Terri told me that she had a deadline to meet, and no idea, when she recalled that her grandfather had died in a home while four women were living with him, and she suddenly thought how each of them had a motive to kill him.

She thought they'd like the way she'd turned it into a rip-roaring mystery novel. Instead, they stopped speaking to her. She wonders if she didn't hit on the truth?
Bibliophile said…
Thanks, Scott. I'm going to take a peep if I ever come across that Queen tale.

Terry Holbrook sound like an author I'd like to read. Thanks for the story - it put a smile on my face.
Anonymous said…
*The dog that does not bark and thereby reveals the fact that the intruder is familiar.

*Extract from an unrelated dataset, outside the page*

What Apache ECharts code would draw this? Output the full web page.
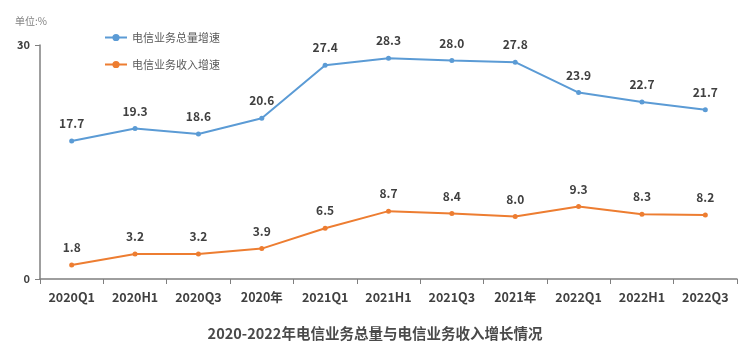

Did anyone beside Doyle do this? (dear reader, if you can tell me, I’d appreciate it).
**********************************
I actually once saw this used in reverse, although they might've been trying to parody. In Clue: The Movie, in the very beginning, a man drives up to the supposed Boddy mansion, and he has to give bones to the guard dogs because they keep barking at him and won't let him into the house. He later introduces himself to the dinner guests as the butler. If he were indeed the real butler like he said he was, the dogs would not have acted aggresively towards him because they would be accustomed to his presence. However, most viewers have forgotten the dog incident by that point.
Seeing as it was a movie based on the board game Clue, I'm not sure if the moviemakers were trying to parody that crime-solving method, or even if they used it on purpose. I just found it rather interesting, all the same.
Bibliophile said…
Clue. Now there's a memory from my childhood. I watched the movie recently and the dog think didn't click, but since the movie is supposed to parody the crime genre I think the dog thing was probably deliberate. Thanks for pointing it out, Anonymous.
Anonymous said…
This is still well known enough trope to be a popular children's book Mark Haddon's Curious incident of the dog in the night time, where the dog's death is what gets investigated. It's one of the most quoted bits of Sherlock Holmes, often used to reference any evidence which is important because of the lack of an event.

Beyond that it still matters in many police procedurals, where how the dog behaved is questioned as a matter of course. I know I've seen it more than one on the ubiquitous Law and Order and Criminal Minds.

Also, Red Dragon by Thomas Harris used the disappearance of the dog as a clue for the detective to realize that the killer had been stalking the family over a period of time.
Bibliophile said…
Thanks for commenting, Anonymous. You make some interesting points. Also, I loved The Curious Incident of the Dog in the Night Time.